The pretense of zero risk causes subtler damage too. When official policy is "we take no risks" but reality demands risk-taking daily, the real decisions go underground. Risks get taken but not recorded, accepted but not owned. The organization loses precisely the visibility that risk management exists to create. An honest appetite statement — we take these risks gladly, those risks carefully, and these never — brings the real decision-making back into the light.
What a useful appetite statement looks like
Bad appetite statements are wallpaper: "We take a balanced approach to risk, accepting moderate risks where justified by returns." This sentence is compatible with any decision anyone could ever make. It guides nothing.
Useful statements are differentiated and consequential. They vary by category — because appetite genuinely differs by category:
- Innovation and market risk: often high appetite. "We would rather launch and learn than study and stall."
- Financial risk: bounded. "No single initiative may put more than X% of annual revenue at risk."

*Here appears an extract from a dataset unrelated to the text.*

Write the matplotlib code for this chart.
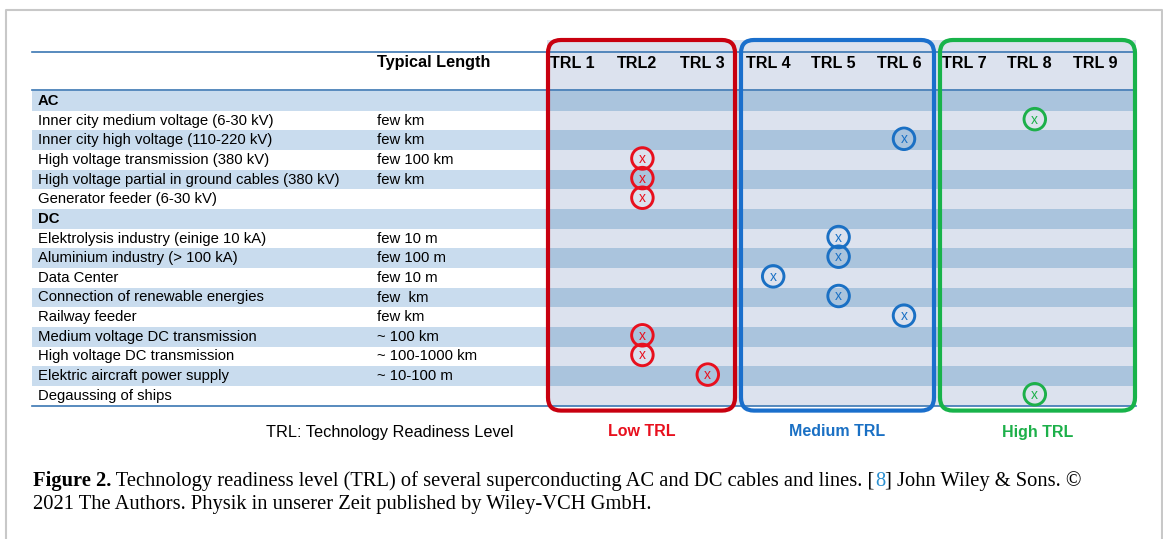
import matplotlib
matplotlib.use("Agg")
import matplotlib.pyplot as plt
from matplotlib.patches import Rectangle, FancyBboxPatch

# ---------------- data ----------------
applications = [
    "AC",
    "Inner city medium voltage (6-30 kV)",
    "Inner city high voltage (110-220 kV)",
    "High voltage transmission (380 kV)",
    "High voltage partial in ground cables (380 kV)",
    "Generator feeder (6-30 kV)",
    "DC",
    "Elektrolysis industry (einige 10 kA)",
    "Aluminium industry (> 100 kA)",
    "Data Center",
    "Connection of renewable energies",
    "Railway feeder",
    "Medium voltage DC transmission",
    "High voltage DC transmission",
    "Elektric aircraft power supply",
    "Degaussing of ships",
]
typical_length = ["", "few km", "few km", "few 100 km", "few km", "", "",
                  "few 10 m", "few 100 m", "few 10 m", "few  km", "few km",
                  "~ 100 km", "~ 100-1000 km", "~ 10-100 m", ""]
trl = [None, 8, 6, 2, 2, 2, None, 5, 5, 4, 5, 6, 2, 2, 3, 8]
section_rows = ["AC", "DC"]
trl_labels = ["TRL 1", "TRL2", "TRL 3", "TRL 4", "TRL 5", "TRL 6", "TRL 7", "TRL 8", "TRL 9"]
groups = ["Low TRL", "Medium TRL", "High TRL"]
group_colors = ["#e8101e", "#1a70c4", "#1db04a"]
box_colors = ["#c8000f", "#1a6fcc", "#18b34a"]
caption_bold = "Figure 2."
caption_1 = " Technology readiness level (TRL) of several superconducting AC and DC cables and lines. ["
caption_ref = "8"
caption_2 = "] John Wiley & Sons. ©"
caption_line2 = "2021 The Authors. Physik in unserer Zeit published by Wiley-VCH GmbH."
footnote = "TRL: Technology Readiness Level"

# ---------------- layout ----------------
W, H = 1163, 539
fig = plt.figure(figsize=(W / 100, H / 100), dpi=100)
ax = fig.add_axes([0, 0, 1, 1])
ax.set_xlim(0, W)
ax.set_ylim(H, 0)
ax.axis("off")

SANS = ["Liberation Sans", "DejaVu Sans"]
SERIF = ["Liberation Serif", "DejaVu Serif"]

# outer frame (left, top, right)
ax.plot([6, 6, 1162, 1162], [H, 10, 10, H], color="#c8c8c8", lw=1.5, solid_capstyle="butt")

row0_y = 101.0
row_h = 19.65
tab_left, tab_right = 32, 1136
trl_left = 547
header_top = 52
header_bot = 90
n = len(applications)
tab_bot = row0_y + (n - 0.5) * row_h

def row_y(i):
    return row0_y + i * row_h

trl_x0, trl_dx = 572, 65.4
def col_x(k):
    return trl_x0 + (k - 1) * trl_dx

# TRL region background
ax.add_patch(Rectangle((trl_left, 40), tab_right - trl_left, tab_bot - 40,
                       facecolor="#dce2ee", edgecolor="none", zorder=0))

# stripes
for i in range(n):
    if i % 2 == 0:
        y = row_y(i) - row_h / 2
        ax.add_patch(Rectangle((tab_left, y), trl_left - tab_left, row_h,
                               facecolor="#c9dcee", edgecolor="none", zorder=1))
        ax.add_patch(Rectangle((trl_left, y), tab_right - trl_left, row_h,
                               facecolor="#aac4dd", edgecolor="none", zorder=1))

# horizontal rules
for yy in (header_top, header_bot, tab_bot):
    ax.plot([tab_left, tab_right], [yy, yy], color="#3b77b3", lw=1.2, zorder=3)

# rounded group boxes
box_edges = [(547, 736), (740, 935), (939, 1136)]
for (x0, x1), c in zip(box_edges, box_colors):
    ax.add_patch(FancyBboxPatch((x0 + 1, 40), x1 - x0 - 2, tab_bot + 5 - 40,
                                boxstyle="round,pad=0,rounding_size=13",
                                facecolor="none", edgecolor=c, lw=3.0, zorder=6))

# header
ax.text(377, 63, "Typical Length", fontsize=11.7, fontweight="bold", family=SANS,
        va="center", ha="left", zorder=5)
for k, lab in enumerate(trl_labels, start=1):
    ax.text(col_x(k), 63, lab, fontsize=11.6, fontweight="bold", family=SANS,
            va="center", ha="center", zorder=5)

# rows
for i, (app, ln) in enumerate(zip(applications, typical_length)):
    bold = app in section_rows
    ax.text(38, row_y(i), app, fontsize=10.7, fontweight="bold" if bold else "normal",
            family=SANS, va="center", ha="left", zorder=5)
    if ln:
        ax.text(377, row_y(i), ln, fontsize=10.7, family=SANS, va="center", ha="left", zorder=5)

# markers
def grp(k):
    return (k - 1) // 3
xs, ys, cs = [], [], []
for i, t in enumerate(trl):
    if t is None:
        continue
    xs.append(col_x(t) + 5)
    ys.append(row_y(i) - 1.5)
    cs.append(group_colors[grp(t)])
ax.scatter(xs, ys, s=240, facecolors="none", edgecolors=cs, linewidths=2.1, zorder=7)
for x, y, c in zip(xs, ys, cs):
    ax.text(x, y + 0.5, "x", color=c, fontsize=10, family=SANS, ha="center",
            va="center", zorder=8)

# footer labels
ax.text(390, 432, footnote, fontsize=11.7, family=SANS, ha="center", va="center")
for (x0, x1), g, c in zip(box_edges, groups, group_colors):
    ax.text((x0 + x1) / 2, 432, g, fontsize=11.5, fontweight="bold", family=SANS,
            color=c, ha="center", va="center")

# caption
CS = 14.8
t1 = ax.text(33, 481, caption_bold, fontsize=CS, fontweight="bold", family=SERIF,
             ha="left", va="center")
fig.canvas.draw()
r = fig.canvas.get_renderer()
bb = t1.get_window_extent(r)
x = bb.x1
for txt, col in ((caption_1, "black"), (caption_ref, "#2a8fd0"), (caption_2, "black")):
    t = ax.text(x, H - 481, txt, fontsize=CS, family=SERIF, ha="left", va="center",
                color=col, transform=None)
    x = t.get_window_extent(r).x1
ax.text(33, 505, caption_line2, fontsize=CS, family=SERIF, ha="left", va="center")

fig.savefig("out.png", dpi=100)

- Compliance and safety: near zero. "We do not accept knowing violations of law or risks to human safety, regardless of business benefit."
- Reputation: explicitly weighed. "We accept criticism inherent in bold positions; we do not accept risks that would breach customer trust."
The test of a good statement: it must sometimes hurt. If your appetite statement never forces you to decline an attractive opportunity or invest in an unglamorous control, it isn't a statement — it's a slogan.
Wiring appetite into the 5×5 matrix
Here's where appetite stops being philosophy and starts doing daily work. The colored zones on your risk matrix are your risk tolerance, made visual.
When you decide that scores of 1–4 are green (accept), 5–12 amber (treat when practical), and 15 or above red (treat urgently or escalate), you are encoding tolerance thresholds that will silently govern hundreds of future decisions. That's why zone boundaries deserve a real leadership discussion, not a default template. Questions worth debating when you draw them:
Does a likelihood-5, impact-1 risk (constant small losses) really deserve the same green as a likelihood-1, impact-5 risk (rare catastrophe)? Many organizations pull the high-impact column into amber regardless of likelihood — a deliberate asymmetry reflecting that survival threats deserve attention even when improbable.
Should some categories get stricter zones? A common pattern: one matrix, but data-protection and safety risks are escalated one zone earlier than business risks.
Who may accept which zone? A clean rule set might read: green — risk owner accepts; amber — department head accepts with documented justification; red — executive team only. Now appetite has become an operating procedure: every risk in the register can be checked against thresholds, and every acceptance has a legitimate, named decision-maker.
The quiet benefits
Organizations that do this work report a set of advantages that compound over time.
Decisions accelerate. Most risk decisions stop being decisions at all — they're lookups. Only genuine edge cases need discussion.
Consistency emerges. The same risk gets the same answer in March and in November, in Zurich and in the branch office. Auditors and regulators notice.
Escalation becomes blameless. When a risk crosses a tolerance line, escalating isn't an admission of failure — it's the process working as designed. This, more than any culture initiative, teaches people to raise bad news early.
Strategy and risk connect. The appetite discussion forces leadership to articulate what the organization is actually trying to do, and what it would sacrifice for what. Many teams find this conversation valuable far beyond risk management.
Starting the conversation
You don't need a framework document to begin. Book ninety minutes with your leadership team and work through four questions: Where must we take risks to win? Where can we not afford surprises? What loss would we absorb without escalation — and what number triggers an alarm? Who may accept which level of risk?
Write the answers down, translate them into your matrix zones and escalation rules, and revisit annually — appetite legitimately changes as the organization's position changes.
It's one meeting. Its output will quietly shape every risk decision your organization makes from that day forward — which is about as much leverage as ninety minutes can buy.